Romano, classe 1938, fratello del produttore Luciano, Sergio Martino ha veramente attraversato, dal 1969 (Mille peccati…nessuna virtù) al 2012 (il televisivo Il paese delle piccole piogge), tutti i generi cinematografici. Le biografie parlano di “66 regie, 44 sceneggiature, 5 film da direttore di produzione” (riporta il critico Ernesto Gastaldi). Impossibile dunque non essersi imbattuti mai in almeno uno dei suoi avventurosi e brillanti (spesso anche talentuosi per la capacità di trovare soluzioni narrativamente valide con i budget più risicati) lungometraggi: dal giallo (il conturbante Lo strano vizio della signora Wardh, 1971, trampolino di lancio per Edwige Fenech o Tutti i colori del buio, 1972) al poliziottesco (citiamo almeno Milano trema: la polizia vuole giustizia, 1973 e La città gioca d’azzardo, 1975), dalla commedia sexy (Giovannona coscialunga disonorata con onore, 1973, Spogliamoci così senza pudor, 1976) a quella diventata oggi oggetto di cult (Occhio malocchio prezzemolo e finocchio, 1983, L’allenatore nel pallone, 1984).
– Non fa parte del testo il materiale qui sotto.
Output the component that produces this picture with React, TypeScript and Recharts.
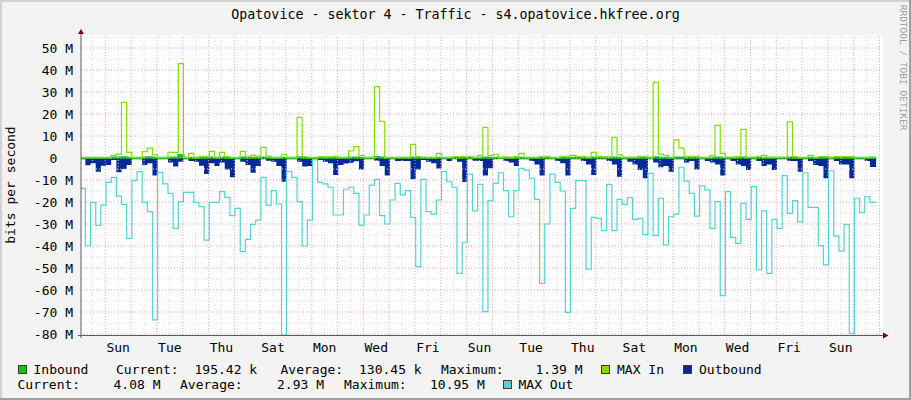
import React from 'react';
import { ComposedChart, Area, Line, XAxis, YAxis, ReferenceLine } from 'recharts';

const FONT = '"DejaVu Sans Mono", monospace';

// ---------- data (Mbit/s), one value per 0.2-day step ----------
const inbound = [
  0.10, 0.12, 0.15, 0.14, 0.10, 0.12, 0.18, 0.20, 0.35, 0.15, 0.10, 0.11, 0.22, 0.30, 0.14, 0.10, 0.10, 0.18, 0.20, 1.39,
  0.12, 0.16, 0.08, 0.12, 0.14, 0.20, 0.10, 0.18, 0.12, 0.10, 0.10, 0.20, 0.12, 0.14, 0.12, 0.25, 0.12, 0.10, 0.10, 0.14,
  0.10, 0.10, 0.30, 0.10, 0.10, 0.08, 0.09, 0.10, 0.10, 0.12, 0.10, 0.10, 0.20, 0.28, 0.12, 0.10, 0.10, 0.40, 0.25, 0.10,
  0.10, 0.10, 0.10, 0.10, 0.25, 0.10, 0.09, 0.06, 0.06, 0.15, 0.10, 0.10, 0.10, 0.10, 0.12, 0.12, 0.10, 0.12, 0.22, 0.12,
  0.14, 0.10, 0.10, 0.06, 0.10, 0.15, 0.10, 0.10, 0.10, 0.12, 0.12, 0.10, 0.10, 0.12, 0.12, 0.14, 0.10, 0.12, 0.10, 0.18,
  0.12, 0.10, 0.10, 0.20, 0.14, 0.10, 0.10, 0.10, 0.12, 0.12, 0.10, 0.35, 0.15, 0.14, 0.10, 0.22, 0.18, 0.12, 0.12, 0.12,
  0.10, 0.10, 0.14, 0.25, 0.16, 0.10, 0.10, 0.10, 0.22, 0.10, 0.10, 0.12, 0.14, 0.10, 0.10, 0.10, 0.10, 0.25, 0.10, 0.10,
  0.10, 0.14, 0.10, 0.10, 0.10, 0.10, 0.10, 0.10, 0.10, 0.10, 0.10, 0.10, 0.10, 0.195,
];

const maxIn = [
  0.2, 0.2, 0.2, 0.2, 0.2, 0.2, 1.2, 1.8, 25.3, 2.6,
  0.2, 0.2, 2.9, 4.5, 1.4, 0.2, 0.2, 2.6, 2.6, 42.9,
  0.2, 2.1, 0.1, 0.8, 0.8, 3.0, 0.2, 2.6, 0.6, 0.2,
  0.2, 3.0, 0.8, 1.2, 0.9, 4.8, 0.9, 0.2, 0.2, 1.7,
  0.2, 0.2, 18.5, 0.6, 0.2, 0.2, 0.5, 0.5, 0.5, 0.8,
  0.2, 0.2, 3.3, 5.2, 1.1, 0.2, 0.2, 32.4, 16.7, 0.2,
  0.2, 0.2, 0.2, 0.2, 6.2, 0.6, 0.3, 0.1, 0.1, 2.1,
  0.2, 0.2, 0.6, 0.6, 0.8, 0.8, 0.2, 1.2, 13.9, 1.1,
  1.7, 0.2, 0.5, 0.1, 0.6, 2.1, 0.2, 0.2, 0.2, 0.8,
  0.8, 0.2, 0.2, 0.8, 0.8, 1.2, 0.6, 0.8, 0.2, 2.6,
  0.8, 0.5, 0.5, 9.4, 1.4, 0.3, 0.3, 0.3, 0.8, 0.8,
  0.2, 34.4, 1.8, 1.2, 0.2, 8.2, 4.5, 0.8, 0.8, 0.8,
  0.2, 0.2, 1.2, 14.8, 2.1, 0.3, 0.3, 0.6, 13.0, 0.3,
  0.3, 0.8, 1.2, 0.3, 0.3, 0.3, 0.3, 16.4, 0.6, 0.2,
  0.2, 1.2, 0.2, 0.6, 0.6, 0.2, 0.6, 0.6, 0.6, 0.6,
  0.2, 0.2, 0.2, 0.2,
];

const outbound = [
  -0.6, -3.3, -2.4, -6.2, -3.5, -3.2, -0.9, -6.5, -5.0, -3.2,
  -0.6, -0.6, -3.2, -2.4, -8.0, -0.6, -0.6, -2.0, -3.9, -1.7,
  -0.6, -1.4, -1.7, -3.5, -7.3, -2.4, -3.6, -2.1, -5.2, -8.8,
  -0.6, -1.7, -3.2, -6.7, -3.6, -0.6, -1.2, -1.7, -3.6, -10.8,
  -0.6, -0.6, -1.7, -3.9, -3.6, -0.6, -0.9, -1.7, -2.4, -7.7,
  -3.2, -2.5, -2.2, -1.5, -5.2, -0.6, -0.6, -1.2, -3.6, -8.0,
  -0.6, -1.4, -1.4, -1.4, -9.7, -5.2, -0.9, -1.7, -2.4, -4.8,
  -0.6, -1.4, -0.6, -1.7, -10.9, -0.6, -1.2, -1.4, -7.9, -4.7,
  -0.6, -0.5, -1.4, -2.1, -3.6, -0.6, -0.6, -1.4, -2.9, -7.9,
  -0.6, -0.6, -1.4, -2.4, -7.9, -0.6, -0.6, -1.4, -2.9, -7.7,
  -0.6, -0.6, -1.4, -2.9, -8.5, -0.6, -1.7, -3.0, -5.5, -9.2,
  -0.6, -2.1, -4.2, -3.6, -6.2, -0.6, -0.6, -2.1, -1.4, -5.2,
  -0.6, -1.4, -2.1, -2.9, -7.9, -0.6, -1.4, -2.9, -3.6, -5.5,
  -0.6, -1.4, -3.6, -2.9, -5.5, -0.6, -0.6, -1.4, -1.4, -6.2,
  -0.6, -1.4, -3.2, -3.6, -9.2, -0.6, -1.4, -2.9, -2.9, -9.2,
  -0.6, -0.6, -1.4, -4.08,
];

const maxOut = [
  -13.8, -40.0, -20.2, -30.6, -21.4, -11.1, -8.8, -17.3, -21.1, -36.5,
  -10.3, -6.2, -20.2, -24.4, -73.6, -6.5, -11.8, -16.1, -32.0, -19.8,
  -15.6, -15.6, -20.2, -22.1, -37.3, -20.2, -20.2, -15.3, -17.9, -26.2,
  -22.9, -42.6, -37.0, -30.2, -28.2, -8.8, -21.4, -14.8, -20.9, -80.5,
  -6.2, -8.8, -19.8, -40.0, -28.2, -0.9, -11.1, -11.8, -13.3, -25.9,
  -25.9, -14.2, -13.3, -16.1, -30.5, -25.9, -12.3, -9.7, -26.2, -30.0,
  -19.1, -11.5, -16.8, -14.8, -27.0, -49.4, -9.7, -24.4, -25.5, -19.1,
  -6.2, -10.8, -13.3, -52.4, -38.3, -7.3, -24.0, -12.0, -69.8, -19.4,
  -11.5, -6.7, -14.8, -26.7, -14.8, -4.7, -5.5, -9.2, -18.8, -57.0,
  -30.0, -7.3, -11.1, -15.0, -70.2, -22.9, -10.3, -10.3, -50.5, -27.0,
  -27.4, -33.0, -12.0, -33.0, -18.8, -21.1, -18.0, -27.9, -27.4, -34.7,
  -7.0, -35.3, -18.3, -39.5, -26.7, -25.5, -4.2, -10.5, -16.1, -26.4,
  -12.7, -14.5, -32.0, -19.8, -62.6, -15.3, -36.1, -38.8, -20.6, -27.9,
  -13.0, -50.9, -24.0, -52.4, -27.9, -32.0, -8.0, -25.2, -19.4, -29.0,
  -6.7, -22.4, -22.4, -39.8, -48.6, -5.8, -35.5, -42.3, -30.2, -79.7,
  -18.3, -24.7, -17.6, -20.2,
];

const dayLabels = ['Sun', 'Tue', 'Thu', 'Sat', 'Mon', 'Wed', 'Fri', 'Sun', 'Tue', 'Thu', 'Sat', 'Mon', 'Wed', 'Fri', 'Sun'];
const yTickValues = [50, 40, 30, 20, 10, 0, -10, -20, -30, -40, -50, -60, -70, -80];
const yMinorValues = [55, 45, 35, 25, 15, 5, -5, -15, -25, -35, -45, -55, -65, -75];

const statLabels = ['Current:', 'Average:', 'Maximum:'];
const inboundStats = ['195.42 k', '130.45 k', '1.39 M'];
const outboundStats = ['4.08 M', '2.93 M', '10.95 M'];
const seriesNames = ['Inbound', 'MAX In', 'Outbound', 'MAX Out'];
const TITLE = 'Opatovice - sektor 4 - Traffic - s4.opatovice.hkfree.org';

// ---------- time axis (days from left edge of graph) ----------
const SPAN_DAYS = 31;
const FIRST_MIDNIGHT = 0.942;
const STEP = 0.2;
const FIRST_STEP = 0.17;
const END_T = 30.81;

const COLORS = {
  inbound: '#00CC00',
  maxIn: '#7FE000',
  outbound: '#002A97',
  maxOut: '#50D4D4',
};

const data = inbound.map((v, k) => ({
  t: k === 0 ? 0 : FIRST_STEP + STEP * (k - 1),
  inb: v,
  maxIn: maxIn[k],
  out: outbound[k],
  maxOut: maxOut[k],
}));
data.push({ ...data[data.length - 1], t: END_T });

const labelTicks = dayLabels.map((_, i) => FIRST_MIDNIGHT + 0.5 + 2 * i);
const majorX = Array.from({ length: 31 }, (_, i) => FIRST_MIDNIGHT + i);
const minorX = Array.from({ length: 31 }, (_, i) => FIRST_MIDNIGHT - 0.5 + i);

const XTick = (props: any) => {
  const { x, payload } = props;
  const idx = Math.round((payload.value - FIRST_MIDNIGHT - 0.5) / 2);
  return (
    <text x={x} y={352} textAnchor="middle" fontFamily={FONT} fontSize={13} fill="#000">
      {dayLabels[idx]}
    </text>
  );
};

const YTick = (props: any) => {
  const { y, payload } = props;
  const v = payload.value;
  return (
    <text x={v === 0 ? 57.3 : 73} y={y} dy={4.7} textAnchor="end" fontFamily={FONT} fontSize={13} fill="#000">
      {v === 0 ? '0' : `${v} M`}
    </text>
  );
};

const Box = ({ x, y, color }: { x: number; y: number; color: string }) => (
  <rect x={x} y={y} width={8} height={8} fill={color} stroke="#3a3a3a" strokeWidth={1} />
);

export default function App() {
  const t = { fontFamily: FONT, fontSize: 13, fill: '#000' } as const;
  return (
    <div style={{ position: 'absolute', left: 0, top: 0, width: 911, height: 400, background: '#F3F3F3', overflow: 'hidden' }}>
      <div style={{ position: 'absolute', left: 81, top: 35, width: 802, height: 300, background: '#FFFFFF' }} />
      <div style={{ position: 'absolute', left: 0, top: 0 }}>
        <ComposedChart
          width={911}
          height={400}
          data={data}
          margin={{ top: 34.8, right: 30, bottom: 34.9, left: 6 }}
        >
          <XAxis
            dataKey="t"
            type="number"
            domain={[0, SPAN_DAYS]}
            ticks={labelTicks}
            interval={0}
            allowDataOverflow
            axisLine={false}
            tickLine={false}
            height={30}
            tick={(p: any) => <XTick {...p} />}
          />
          <YAxis
            type="number"
            domain={[-80.5, 56]}
            ticks={yTickValues}
            interval={0}
            allowDataOverflow
            axisLine={false}
            tickLine={false}
            width={75}
            tick={(p: any) => <YTick {...p} />}
          />
          {minorX.map((v) => (
            <ReferenceLine key={'mx' + v} x={v} stroke="#d6d6d6" strokeDasharray="1 2" />
          ))}
          {yMinorValues.map((v) => (
            <ReferenceLine key={'my' + v} y={v} stroke="#d6d6d6" strokeDasharray="1 2" />
          ))}
          {majorX.map((v) => (
            <ReferenceLine key={'Mx' + v} x={v} stroke="#f4a0a0" strokeDasharray="1 2" />
          ))}
          {yTickValues.map((v) => (
            <ReferenceLine key={'My' + v} y={v} stroke="#f4a0a0" strokeDasharray="1 2" />
          ))}
          <Area
            dataKey="out"
            type="stepAfter"
            baseValue={0}
            fill={COLORS.outbound}
            fillOpacity={1}
            stroke="none"
            isAnimationActive={false}
            dot={false}
            activeDot={false}
          />
          <Line
            dataKey="maxIn"
            type="stepAfter"
            stroke={COLORS.maxIn}
            strokeWidth={1.2}
            dot={false}
            activeDot={false}
            isAnimationActive={false}
          />
          <Area
            dataKey="inb"
            type="stepAfter"
            baseValue={0}
            fill={COLORS.inbound}
            fillOpacity={1}
            stroke={COLORS.inbound}
            strokeWidth={2}
            isAnimationActive={false}
            dot={false}
            activeDot={false}
          />
          <Line
            dataKey="maxOut"
            type="stepAfter"
            stroke={COLORS.maxOut}
            strokeWidth={1.2}
            dot={false}
            activeDot={false}
            isAnimationActive={false}
          />
        </ComposedChart>
      </div>
      <svg width={911} height={400} style={{ position: 'absolute', left: 0, top: 0, pointerEvents: 'none' }}>
        {/* frame */}
        <rect x={0} y={0} width={911} height={2} fill="#D2D2D2" />
        <rect x={0} y={0} width={2} height={400} fill="#D2D2D2" />
        <rect x={909} y={0} width={2} height={400} fill="#A0A0A0" />
        <rect x={0} y={398} width={911} height={2} fill="#A0A0A0" />
        {/* axes */}
        <line x1={81} y1={31} x2={81} y2={338} stroke="#5a5a5a" strokeWidth={1} />
        <line x1={78} y1={335.5} x2={884} y2={335.5} stroke="#5a5a5a" strokeWidth={1} />
        <polygon points="78,34 84,34 81,29" fill="#800000" />
        <polygon points="883,332.5 883,338.5 888.5,335.5" fill="#800000" />
        {/* title */}
        <text x={455.5} y={19} textAnchor="middle" fontFamily={FONT} fontSize={13.3} fill="#000">
          {TITLE}
        </text>
        {/* vertical label */}
        <text transform="translate(15,185) rotate(-90)" textAnchor="middle" {...t}>
          bits per second
        </text>
        {/* watermark */}
        <text transform="translate(899.5,4.7) rotate(90)" fontFamily={FONT} fontSize={9.5} fill="#9C9C9C">
          RRDTOOL / TOBI OETIKER
        </text>
        {/* legend line 1 */}
        <Box x={18.5} y={365.5} color={COLORS.inbound} />
        <text x={33.5} y={373.5} {...t}>{seriesNames[0]}</text>
        <text x={116} y={373.5} {...t}>{statLabels[0]}</text>
        <text x={194.5} y={373.5} {...t}>{inboundStats[0]}</text>
        <text x={280.5} y={373.5} {...t}>{statLabels[1]}</text>
        <text x={359} y={373.5} {...t}>{inboundStats[1]}</text>
        <text x={441} y={373.5} {...t}>{statLabels[2]}</text>
        <text x={535.5} y={373.5} {...t}>{inboundStats[2]}</text>
        <Box x={601.5} y={365.5} color={COLORS.maxIn} />
        <text x={617} y={373.5} {...t}>{seriesNames[1]}</text>
        <Box x={683.5} y={365.5} color={COLORS.outbound} />
        <text x={699} y={373.5} {...t}>{seriesNames[2]}</text>
        {/* legend line 2 */}
        <text x={17.5} y={388.5} {...t}>{statLabels[0]}</text>
        <text x={113.5} y={388.5} {...t}>{outboundStats[0]}</text>
        <text x={180} y={388.5} {...t}>{statLabels[1]}</text>
        <text x={277} y={388.5} {...t}>{outboundStats[1]}</text>
        <text x={344} y={388.5} {...t}>{statLabels[2]}</text>
        <text x={430} y={388.5} {...t}>{outboundStats[2]}</text>
        <Box x={503.5} y={380.5} color={COLORS.maxOut} />
        <text x={518.5} y={388.5} {...t}>{seriesNames[3]}</text>
      </svg>
    </div>
  );
}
E poi le avventure esotiche di La montagna del dio cannibale (1976) e – per ritornare al tema che ci interessa qui – anche incursioni coronate da grande successo nel fantastico, da L’isola degli uomini pesce, 1979, a 2019 dopo la caduta di New York, 1983 riproposto proprio qui al Festival come film omaggio, e il successivo Vendetta dal futuro, 1986.

Insomma, già a citarne solo alcuni, è evidente la versatilità di un cineasta che sa divertirsi, dalla biografia avventurosa (le storie riportano che solo per divergenze produttive non diresse un film con Bruce Lee a Hong Kong nel 1973), decisamente snobbato dalla critica nazionale ma amatissimo (ed è questa una sua personale rivincita) dai registi “stranieri” di oggi, funamboli del cinema postmoderno che attraversa i generi: Tarantino sopratutto (che ha utilizzato, anche a omaggio, brani di colonna sonora dai suoi film o Eli Roth e Jaume Balaguerò). Tra l’altro, news di questi giorni, è anche autore di una autobiografia, Sergio Martino: Mille peccati nessuna virtù? (dalla sua opera di esordio, Bloodbuster ed.), ricca di gustosi aneddoti che verrà presentata proprio qui a Trieste per l’occasione.